An American citizen is among a group of people arrested following the assassination of Haiti ’s president Jovenel Moïse, according to The Washington Post .
Haiti’s minister of elections and inter-party relations, Mathias Pierre, identified US citizen James Solages, who is described as being of Haitian descent, as one of the two survivors of a police shootout in the streets near the president’s house.
He told the Post that at least one other detainee is also believed to be a Haitian American. Another four suspects were killed.
Mr Pierre reportedly showed a video of the two suspects being arrested to the jeers of a surrounding mob, while the crowd gathered around the police station where they were held.
“The special units are trying to protect the police station, because the population is very mad and is trying to get to them, to burn them,” he told the Post . “We’re trying to avoid that.”
While the two men were photographed begin taken into custody, it was not immediately clear which was Mr Solages and which was the unidentified foreigner believed to be Haitian American.
Léon Charles, chief of Haiti’s National Police, said they chased the attackers as they left the crime scene and had been battling them since they were cornered in a nearby house.
Three officers held hostage were released after police surrounded and cleared the suspected hideout.
Mr Moïse was shot dead and his wife was seriously wounded in an attack on their home by a group of men early on Wednesday.
Other than Mr Solages, none of the other killed or captured suspects were identified and evidence of their links to the assassination has yet to be released. Authorities continue to search for additional attackers.
“We will continue to hunt them down. Either they will be arrested, or they will be stopped in the exchange of fire. The pursuit will continue,” Mr Charles said at a press conference.
While Mr Charles and the country’s prime minister described the “highly-trained commando” as foreigners that spoke Spanish, the country’s Minister of Culture and Communication Pradel Henriquez said there were Haitians among the group of attackers, according to Haiti’s French-language newspaper Le Nouvelliste .
Haiti’s envoy to the US said the assassination was carried out by foreigners who were “well-trained professionals, killers, commandos” while the country’s Prime Minister Dr Claude Joseph said they were an unidentified group of individuals, “some of whom were speaking in Spanish”.

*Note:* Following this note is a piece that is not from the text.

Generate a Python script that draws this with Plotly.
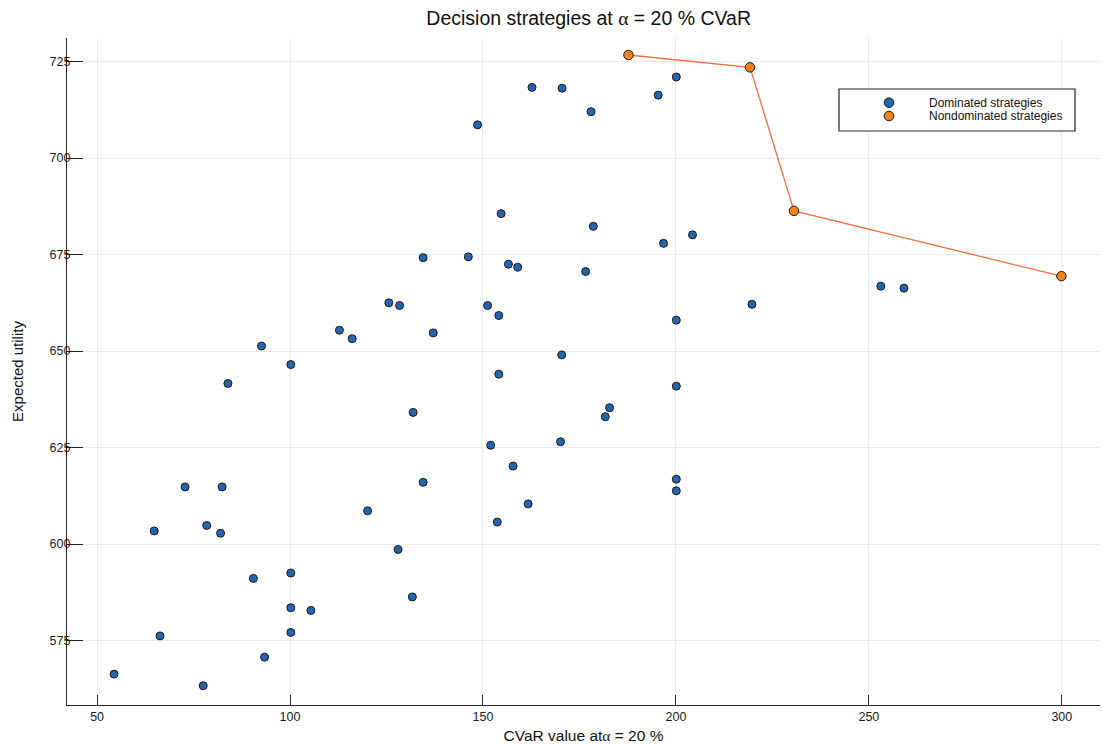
import plotly.graph_objects as go

# Dominated strategies (CVaR value, expected utility)
dom_cvar = [54.4, 77.5, 66.3, 93.4, 100.2, 100.2, 105.4, 131.7, 90.5, 100.2,
            128.0, 64.8, 78.4, 82.0, 72.8, 82.4, 120.1, 134.5, 153.7, 161.7,
            157.8, 152.0, 170.1, 200.1, 200.1, 131.9, 181.7, 182.8, 200.1, 83.9,
            154.1, 100.2, 170.4, 92.6, 112.8, 116.1, 137.1, 200.1, 154.1, 125.6,
            128.4, 151.2, 219.7, 253.1, 259.1, 176.6, 159.0, 156.6, 146.2, 134.5,
            196.8, 204.3, 178.6, 154.7, 148.6, 178.0, 195.4, 162.7, 170.5, 200.1]
dom_util = [566.3, 563.3, 576.2, 570.7, 577.1, 583.5, 582.8, 586.3, 591.1, 592.5,
            598.6, 603.4, 604.8, 602.8, 614.8, 614.8, 608.6, 616.0, 605.7, 610.4,
            620.2, 625.6, 626.5, 616.8, 613.8, 634.1, 633.0, 635.3, 640.9, 641.6,
            644.0, 646.5, 649.0, 651.3, 655.4, 653.2, 654.7, 658.0, 659.2, 662.5,
            661.8, 661.8, 662.1, 666.8, 666.3, 670.6, 671.7, 672.5, 674.4, 674.2,
            677.9, 680.1, 682.3, 685.6, 708.6, 712.0, 716.3, 718.3, 718.1, 721.0]

# Nondominated strategies (Pareto front)
nd_cvar = [187.7, 219.2, 230.6, 299.9]
nd_util = [726.7, 723.5, 686.3, 669.4]

x_ticks = [50, 100, 150, 200, 250, 300]
y_ticks = [575, 600, 625, 650, 675, 700, 725]

legend_labels = ["Dominated strategies", "Nondominated strategies"]

BLUE = "#2764b0"
ORANGE = "#f0841a"
LINE = "#f36d47"
EDGE = "#1a1a1a"
FONT = "Liberation Sans, Arial"
ALPHA = '<span style="font-family:Liberation Serif">α</span>'

W, H = 1102, 744
ML, MR, MT, MB = 67, 2, 38, 39
PW, PH = W - ML - MR, H - MT - MB


def px(x):
    return (x - ML) / PW


def py(y):
    return 1 - (y - MT) / PH


fig = go.Figure()
fig.add_trace(go.Scatter(x=nd_cvar, y=nd_util, mode="lines",
                         line=dict(color=LINE, width=1.3), showlegend=False,
                         hoverinfo="skip"))
fig.add_trace(go.Scatter(x=dom_cvar, y=dom_util, mode="markers",
                         name=legend_labels[0],
                         marker=dict(color=BLUE, size=8,
                                     line=dict(color=EDGE, width=1))))
fig.add_trace(go.Scatter(x=nd_cvar, y=nd_util, mode="markers",
                         name=legend_labels[1],
                         marker=dict(color=ORANGE, size=9.5,
                                     line=dict(color=EDGE, width=1))))

axis_common = dict(showgrid=True, gridcolor="#ebebeb", gridwidth=1,
                   zeroline=False, showline=True, linecolor="#222222",
                   linewidth=1.3, ticks="inside", tickwidth=1.3,
                   tickcolor="#222222", mirror=False, automargin=False,
                   tickfont=dict(family=FONT, size=12.5, color="#1a1a1a"))

# legend drawn as a framed box with sample markers and labels
shapes = [dict(type="rect", xref="paper", yref="paper",
               x0=px(839), x1=px(1075), y0=py(131), y1=py(89),
               line=dict(color="#222222", width=1.2), fillcolor="white",
               layer="above")]
annotations = []
for i, (lab, col) in enumerate(zip(legend_labels, [BLUE, ORANGE])):
    yc = 102.7 + i * 13.3
    shapes.append(dict(type="circle", xref="paper", yref="paper",
                       xsizemode="pixel", ysizemode="pixel",
                       xanchor=px(889), yanchor=py(yc),
                       x0=-4.8, x1=4.8, y0=-4.8, y1=4.8,
                       fillcolor=col, line=dict(color=EDGE, width=1),
                       layer="above"))
    annotations.append(dict(text=lab, xref="paper", yref="paper",
                            x=px(927), y=py(yc), xanchor="left",
                            yanchor="middle", showarrow=False,
                            font=dict(family=FONT, size=12, color="#111111")))

fig.update_layout(
    width=W, height=H,
    paper_bgcolor="white", plot_bgcolor="white",
    margin=dict(l=ML, r=MR, t=MT, b=MB),
    showlegend=False,
    shapes=shapes,
    annotations=annotations,
    title=dict(text=f"Decision strategies at {ALPHA} = 20 % CVaR",
               x=0.505, xref="paper", xanchor="center",
               y=1 - 18 / H, yanchor="middle",
               font=dict(family=FONT, size=19.5, color="#111111")),
    xaxis=dict(range=[42.2, 309.9], tickvals=x_ticks, ticklen=10,
               title=dict(text=f"CVaR value at{ALPHA} = 20 %",
                          font=dict(family=FONT, size=15.5, color="#111111")),
               **axis_common),
    yaxis=dict(range=[558.3, 731.1], tickvals=y_ticks, ticklen=16,
               ticklabelstandoff=-7,
               title=dict(text="Expected utility", standoff=22,
                          font=dict(family=FONT, size=15, color="#111111")),
               **axis_common),
)

fig.write_html("out.html",
               config={"displayModeBar": False},
               post_script="document.body.style.margin='0';"
                           "document.body.style.overflow='hidden';")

Mr Joseph’s reference to Spanish-speaking attackers came amid reports of video footage from the night of the attack on the president’s home showing the men claiming to be agents with the US Drug Enforcement Administration (DEA).
The national language of the country is Haitian Creole, similar to French-based Creole, with influences from Spanish, Portuguese and English. Spanish is spoken in the neighbouring Dominican Republic.
“DEA operation. Everybody stand down. DEA operation. Everybody back up, stand down,” one of the men with an American accent is said to have yelled in English.
Haiti’s ambassador to the US, Bocchit Edmond, said at a press conference they were “fake DEA”, based on his impression from security camera footage.
Department of State spokesman Ned Price denied the US had any involvement in the murder.